Task instructions
Print all of the lines exactly. Any picture among them stays out.

Given information
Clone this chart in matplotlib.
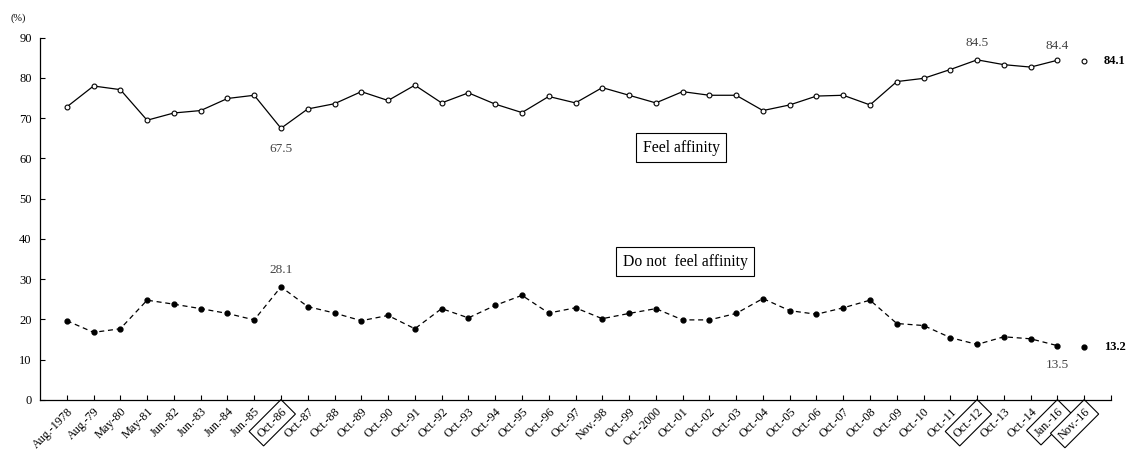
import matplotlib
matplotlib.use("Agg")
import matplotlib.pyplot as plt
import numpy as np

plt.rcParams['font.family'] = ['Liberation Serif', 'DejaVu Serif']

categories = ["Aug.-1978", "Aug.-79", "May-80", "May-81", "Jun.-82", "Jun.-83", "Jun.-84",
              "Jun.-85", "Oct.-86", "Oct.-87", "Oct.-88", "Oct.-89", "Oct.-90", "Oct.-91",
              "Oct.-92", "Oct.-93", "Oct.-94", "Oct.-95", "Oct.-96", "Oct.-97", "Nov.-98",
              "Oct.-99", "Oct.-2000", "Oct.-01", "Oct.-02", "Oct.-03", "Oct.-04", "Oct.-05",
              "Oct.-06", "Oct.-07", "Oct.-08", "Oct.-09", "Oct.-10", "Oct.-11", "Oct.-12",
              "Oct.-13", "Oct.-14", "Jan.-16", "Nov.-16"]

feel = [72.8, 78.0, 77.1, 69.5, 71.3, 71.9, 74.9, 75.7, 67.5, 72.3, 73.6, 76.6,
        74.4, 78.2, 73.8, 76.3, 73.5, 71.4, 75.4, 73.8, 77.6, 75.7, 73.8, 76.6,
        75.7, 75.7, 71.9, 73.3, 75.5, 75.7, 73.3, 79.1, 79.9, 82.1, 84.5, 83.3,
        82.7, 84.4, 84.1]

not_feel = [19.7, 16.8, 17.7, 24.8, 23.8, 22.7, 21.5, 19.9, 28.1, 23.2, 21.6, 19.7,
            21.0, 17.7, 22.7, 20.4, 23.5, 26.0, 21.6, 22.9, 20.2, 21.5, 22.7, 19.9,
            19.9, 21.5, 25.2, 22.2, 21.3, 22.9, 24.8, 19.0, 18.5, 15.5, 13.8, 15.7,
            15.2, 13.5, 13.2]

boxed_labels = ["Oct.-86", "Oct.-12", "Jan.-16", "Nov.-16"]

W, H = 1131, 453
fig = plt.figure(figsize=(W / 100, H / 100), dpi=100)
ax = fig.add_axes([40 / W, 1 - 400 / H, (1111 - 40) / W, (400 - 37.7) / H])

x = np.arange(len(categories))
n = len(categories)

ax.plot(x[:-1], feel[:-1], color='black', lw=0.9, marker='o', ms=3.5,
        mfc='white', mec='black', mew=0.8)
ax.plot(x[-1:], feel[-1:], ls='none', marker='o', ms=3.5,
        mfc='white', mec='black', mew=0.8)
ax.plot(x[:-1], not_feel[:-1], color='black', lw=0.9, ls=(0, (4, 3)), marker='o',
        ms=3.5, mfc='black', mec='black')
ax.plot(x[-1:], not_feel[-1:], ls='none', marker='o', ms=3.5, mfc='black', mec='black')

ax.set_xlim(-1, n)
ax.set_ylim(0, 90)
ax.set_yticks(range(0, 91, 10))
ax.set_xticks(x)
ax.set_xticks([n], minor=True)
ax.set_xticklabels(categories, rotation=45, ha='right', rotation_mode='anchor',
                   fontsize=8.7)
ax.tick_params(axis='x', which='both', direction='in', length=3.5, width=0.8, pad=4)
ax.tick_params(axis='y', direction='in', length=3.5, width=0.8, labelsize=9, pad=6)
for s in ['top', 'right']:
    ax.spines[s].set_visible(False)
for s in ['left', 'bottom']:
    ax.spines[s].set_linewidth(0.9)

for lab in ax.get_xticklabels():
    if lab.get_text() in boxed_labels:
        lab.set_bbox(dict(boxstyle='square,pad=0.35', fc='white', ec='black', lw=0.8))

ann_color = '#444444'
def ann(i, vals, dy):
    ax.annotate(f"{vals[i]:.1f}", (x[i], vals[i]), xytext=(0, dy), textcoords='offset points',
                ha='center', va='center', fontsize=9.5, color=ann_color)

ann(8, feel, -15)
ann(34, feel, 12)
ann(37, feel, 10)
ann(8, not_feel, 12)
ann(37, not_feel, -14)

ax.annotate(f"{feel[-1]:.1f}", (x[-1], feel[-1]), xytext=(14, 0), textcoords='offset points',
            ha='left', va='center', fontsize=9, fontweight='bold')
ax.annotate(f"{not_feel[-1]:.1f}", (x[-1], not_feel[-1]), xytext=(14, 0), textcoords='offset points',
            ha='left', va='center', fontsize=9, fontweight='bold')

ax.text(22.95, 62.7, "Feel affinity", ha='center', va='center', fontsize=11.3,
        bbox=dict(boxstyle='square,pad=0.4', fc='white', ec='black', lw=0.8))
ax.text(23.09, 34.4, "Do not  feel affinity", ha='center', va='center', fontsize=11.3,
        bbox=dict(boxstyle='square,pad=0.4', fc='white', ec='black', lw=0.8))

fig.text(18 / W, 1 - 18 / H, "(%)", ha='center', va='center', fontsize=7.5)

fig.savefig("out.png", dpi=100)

Correct answer
Clone this chart in matplotlib.
import matplotlib
matplotlib.use("Agg")
import matplotlib.pyplot as plt
import numpy as np

plt.rcParams['font.family'] = ['Liberation Serif', 'DejaVu Serif']

categories = ["Aug.-1978", "Aug.-79", "May-80", "May-81", "Jun.-82", "Jun.-83", "Jun.-84",
              "Jun.-85", "Oct.-86", "Oct.-87", "Oct.-88", "Oct.-89", "Oct.-90", "Oct.-91",
              "Oct.-92", "Oct.-93", "Oct.-94", "Oct.-95", "Oct.-96", "Oct.-97", "Nov.-98",
              "Oct.-99", "Oct.-2000", "Oct.-01", "Oct.-02", "Oct.-03", "Oct.-04", "Oct.-05",
              "Oct.-06", "Oct.-07", "Oct.-08", "Oct.-09", "Oct.-10", "Oct.-11", "Oct.-12",
              "Oct.-13", "Oct.-14", "Jan.-16", "Nov.-16"]

feel = [72.8, 78.0, 77.1, 69.5, 71.3, 71.9, 74.9, 75.7, 67.5, 72.3, 73.6, 76.6,
        74.4, 78.2, 73.8, 76.3, 73.5, 71.4, 75.4, 73.8, 77.6, 75.7, 73.8, 76.6,
        75.7, 75.7, 71.9, 73.3, 75.5, 75.7, 73.3, 79.1, 79.9, 82.1, 84.5, 83.3,
        82.7, 84.4, 84.1]

not_feel = [19.7, 16.8, 17.7, 24.8, 23.8, 22.7, 21.5, 19.9, 28.1, 23.2, 21.6, 19.7,
            21.0, 17.7, 22.7, 20.4, 23.5, 26.0, 21.6, 22.9, 20.2, 21.5, 22.7, 19.9,
            19.9, 21.5, 25.2, 22.2, 21.3, 22.9, 24.8, 19.0, 18.5, 15.5, 13.8, 15.7,
            15.2, 13.5, 13.2]

boxed_labels = ["Oct.-86", "Oct.-12", "Jan.-16", "Nov.-16"]

W, H = 1131, 453
fig = plt.figure(figsize=(W / 100, H / 100), dpi=100)
ax = fig.add_axes([40 / W, 1 - 400 / H, (1111 - 40) / W, (400 - 37.7) / H])

x = np.arange(len(categories))
n = len(categories)

ax.plot(x[:-1], feel[:-1], color='black', lw=0.9, marker='o', ms=3.5,
        mfc='white', mec='black', mew=0.8)
ax.plot(x[-1:], feel[-1:], ls='none', marker='o', ms=3.5,
        mfc='white', mec='black', mew=0.8)
ax.plot(x[:-1], not_feel[:-1], color='black', lw=0.9, ls=(0, (4, 3)), marker='o',
        ms=3.5, mfc='black', mec='black')
ax.plot(x[-1:], not_feel[-1:], ls='none', marker='o', ms=3.5, mfc='black', mec='black')

ax.set_xlim(-1, n)
ax.set_ylim(0, 90)
ax.set_yticks(range(0, 91, 10))
ax.set_xticks(x)
ax.set_xticks([n], minor=True)
ax.set_xticklabels(categories, rotation=45, ha='right', rotation_mode='anchor',
                   fontsize=8.7)
ax.tick_params(axis='x', which='both', direction='in', length=3.5, width=0.8, pad=4)
ax.tick_params(axis='y', direction='in', length=3.5, width=0.8, labelsize=9, pad=6)
for s in ['top', 'right']:
    ax.spines[s].set_visible(False)
for s in ['left', 'bottom']:
    ax.spines[s].set_linewidth(0.9)

for lab in ax.get_xticklabels():
    if lab.get_text() in boxed_labels:
        lab.set_bbox(dict(boxstyle='square,pad=0.35', fc='white', ec='black', lw=0.8))

ann_color = '#444444'
def ann(i, vals, dy):
    ax.annotate(f"{vals[i]:.1f}", (x[i], vals[i]), xytext=(0, dy), textcoords='offset points',
                ha='center', va='center', fontsize=9.5, color=ann_color)

ann(8, feel, -15)
ann(34, feel, 12)
ann(37, feel, 10)
ann(8, not_feel, 12)
ann(37, not_feel, -14)

ax.annotate(f"{feel[-1]:.1f}", (x[-1], feel[-1]), xytext=(14, 0), textcoords='offset points',
            ha='left', va='center', fontsize=9, fontweight='bold')
ax.annotate(f"{not_feel[-1]:.1f}", (x[-1], not_feel[-1]), xytext=(14, 0), textcoords='offset points',
            ha='left', va='center', fontsize=9, fontweight='bold')

ax.text(22.95, 62.7, "Feel affinity", ha='center', va='center', fontsize=11.3,
        bbox=dict(boxstyle='square,pad=0.4', fc='white', ec='black', lw=0.8))
ax.text(23.09, 34.4, "Do not  feel affinity", ha='center', va='center', fontsize=11.3,
        bbox=dict(boxstyle='square,pad=0.4', fc='white', ec='black', lw=0.8))

fig.text(18 / W, 1 - 18 / H, "(%)", ha='center', va='center', fontsize=7.5)

fig.savefig("out.png", dpi=100)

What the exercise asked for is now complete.